Missouri Democratic State Rep. Ashley Aune went to a Platte County polling location Tuesday to cast her ballot.

“I went in and handed my ID to a poll worker who I’d never met before and noticed she was wearing elephant earrings and I’ve seen these earrings before. There are donkey earrings for Democrats and elephant earrings for Republicans. I know the sign, I know the symbol, I know what it means,” Aune said.

She notified the Platte County Board of Elections which warns poll workers about electioneering.

“We even instruct them if you are reading a magazine and there might be a candidate on it not to read it at the poll site. We try to dial back anything that could be perceived as partisan,” Platte County Board of Elections Director Chris Hersey said.
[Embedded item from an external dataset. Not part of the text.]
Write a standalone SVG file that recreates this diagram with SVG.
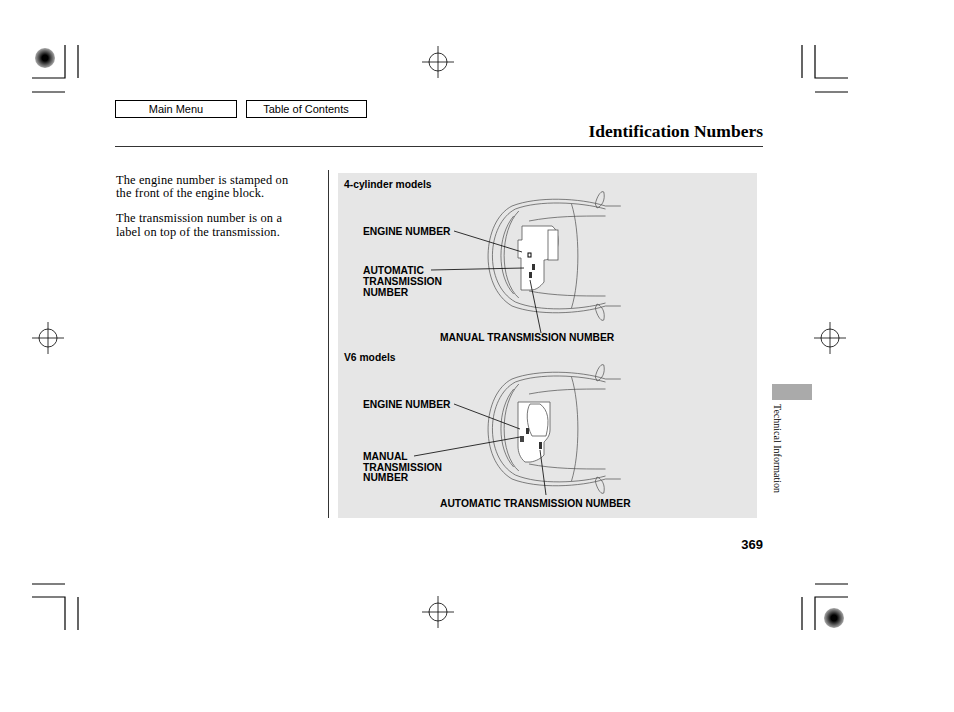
<svg xmlns="http://www.w3.org/2000/svg" width="954" height="712" viewBox="0 0 954 712">
<style>
.k{stroke:#000;stroke-width:1.2;fill:none}
.s{font-family:"Liberation Sans",Arial,sans-serif;font-size:10.3px;font-weight:bold}
.t{font-family:"Liberation Serif",serif;font-size:12.4px;letter-spacing:0.15px}
.c{stroke:#555;stroke-width:0.8;fill:none}
.l{stroke:#000;stroke-width:0.8;fill:none}
</style>
<defs>
<g id="cross"><circle r="9" class="l"/><path d="M-16 0H16M0 -16V16" class="l"/></g>
<radialGradient id="g"><stop offset="0.3" stop-color="#000"/><stop offset="1" stop-color="#aaa"/></radialGradient>
<g id="car">
<path d="M150 30 C120 22 70 20 40 30 C5 45 0 110 40 130 C70 140 120 138 150 130" class="c"/>
<path d="M150 33 C120 26 72 24 44 33 C10 48 6 108 44 126 C72 136 120 134 150 127" class="c"/>
<path d="M48 35 C25 55 25 105 48 122" class="c"/>
<path d="M42 40 C22 60 22 100 42 118" class="c"/>
<path d="M60 45 C90 40 120 40 150 40 M60 115 C90 120 120 120 150 120" class="c"/>
<path d="M110 28 C120 55 120 105 110 132" class="c"/>
<path d="M150 30 L168 30 M150 130 L168 130" class="c"/>
<path d="M138 28 C140 20 145 14 148 16 C150 24 146 30 140 32Z M138 132 C140 140 145 146 148 144 C150 136 146 130 140 128Z" class="c" fill="#fff"/>
</g>
</defs>
<rect width="954" height="712" fill="#fff"/>
<g id="marks">
<path d="M65 45V78H32M78 45V78M32 92H65M802 45V78M815 45V78H848M815 92H848M32 584H65M32 597H65V630M78 597V630M815 584H848M802 597V630M815 630V597H848" class="k"/>
<circle cx="45" cy="58" r="10" fill="url(#g)"/><circle cx="834" cy="618" r="10" fill="url(#g)"/>
<use href="#cross" x="438" y="62"/><use href="#cross" x="438" y="612"/><use href="#cross" x="48" y="338"/><use href="#cross" x="830" y="338"/>
</g>
<g id="btn-main"><rect x="115.5" y="100.5" width="121" height="17" fill="#fff" stroke="#000"/><text x="176" y="113" text-anchor="middle" font-family="Liberation Sans,Arial,sans-serif" font-size="11">Main Menu</text></g>
<g id="btn-toc"><rect x="246.5" y="100.5" width="120" height="17" fill="#fff" stroke="#000"/><text x="306" y="113" text-anchor="middle" font-family="Liberation Sans,Arial,sans-serif" font-size="11">Table of Contents</text></g>
<text x="763" y="137" text-anchor="end" font-family="Liberation Serif,serif" font-size="17.5" font-weight="bold">Identification Numbers</text>
<path d="M115 146.5H763M328.5 170V518" class="l"/>
<text class="t" x="116" y="184">The engine number is stamped on</text>
<text class="t" x="116" y="197">the front of the engine block.</text>
<text class="t" x="116" y="222">The transmission number is on a</text>
<text class="t" x="116" y="236">label on top of the transmission.</text>
<rect x="338" y="173" width="419" height="345" fill="#e6e6e6"/>
<rect x="772" y="384" width="40" height="16" fill="#aaa"/>
<text transform="translate(774 404) rotate(90)" font-family="Liberation Serif,serif" font-size="10">Technical Information</text>
<text x="763" y="549" text-anchor="end" font-family="Liberation Sans,Arial,sans-serif" font-size="13" font-weight="bold">369</text>
<g id="car1"><use href="#car" transform="translate(478 176) scale(0.85 1)"/>
<path d="M522 226H552C558 230 560 240 556 254C552 258 547 260 544 260V282C540 287 536 290 531 290H521V258H518V240H522Z" fill="#fff" stroke="#555" stroke-width="0.8"/>
<rect x="548" y="230" width="10" height="30" fill="#fff" stroke="#555" stroke-width="0.8"/>
<rect x="528" y="253" width="3" height="4" stroke="#000" fill="#fff"/><rect x="532" y="264" width="3" height="6" fill="#333"/><rect x="529" y="272" width="3" height="6" fill="#333"/>
</g>
<g id="car2"><use href="#car" transform="translate(478 349) scale(0.85 1)"/>
<path d="M518 402H550V430C550 436 546 440 544 442V455C540 460 532 462 530 462H525C520 458 518 452 518 446Z" fill="#fff" stroke="#555" stroke-width="0.8"/>
<path d="M530 404C526 410 526 425 532 436H546C550 420 548 410 540 404Z" fill="#fff" stroke="#555" stroke-width="0.8"/>
<rect x="526" y="428" width="3" height="6" fill="#333"/><rect x="520" y="436" width="4" height="6" fill="#444"/><rect x="539" y="442" width="3" height="7" fill="#333"/>
</g>
<g id="connectors">
<path d="M454 231L522 252M431 270L524 268M541 333L530 280M454 404L520 429M414 456L520 437M546 495L540 450" class="l"/>
</g>
<g id="labels">
<text class="s" x="363" y="235">ENGINE NUMBER</text>
<text class="s" x="344" y="188">4-cylinder models</text>
<text class="s" x="363" y="274">AUTOMATIC</text><text class="s" x="363" y="285">TRANSMISSION</text><text class="s" x="363" y="296">NUMBER</text>
<text class="s" x="440" y="341">MANUAL TRANSMISSION NUMBER</text>
<text class="s" x="344" y="361">V6 models</text>
<text class="s" x="363" y="408">ENGINE NUMBER</text>
<text class="s" x="363" y="460">MANUAL</text><text class="s" x="363" y="471">TRANSMISSION</text><text class="s" x="363" y="481">NUMBER</text>
<text class="s" x="440" y="507">AUTOMATIC TRANSMISSION NUMBER</text>
</g>
</svg>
When Hershey told the poll worker to remove the elephant earrings he says she felt she was free to express her support for her party  and didn’t feel she’d crossed a line.

“She didn’t think that she should have to take them off. She asked specifically if we’d let somebody come in and vote wearing these. I said we would but it’s a different rule for us who are working the election we try to be more careful,” Hershey explained.

Aune, the eventual winner of the Missouri 14th District race, tweeted about her voting experience. Despite a modest following, the tweet received 44,000 likes and nearly 10,000 combined retweets and quote tweets. Many respondents said the poll worker’s earrings shouldn’t have been a big deal.

“A lot of people seemed angry, a lot of people on the right called me a “Karen” and and a “Snowflake.” That’s OK. My job as a state representative and a leader in my community is to call out injustices when I see it and make sure our democracy is open to everyone,” Aune said.

At Platte County Election Headquarters Wednesday they were doing a hand recount of ballots to ensure the accuracy of the results. It had nothing to do with those earrings, which Aune said may not have swayed anyone’s selections, but could have made voters uncomfortable.

Election officials say the situation will be a learning experience as they train poll workers going forward.

“That’s always the goal we want everyone to feel it was fair and there were no barriers placed to them being able to vote the way they want to vote,” Hershey said.

The poll worker was convinced to remove the earrings and remained at her post. The director of elections said she will be welcomed back for future elections, perhaps just under a watchful eye of her jewelry choices.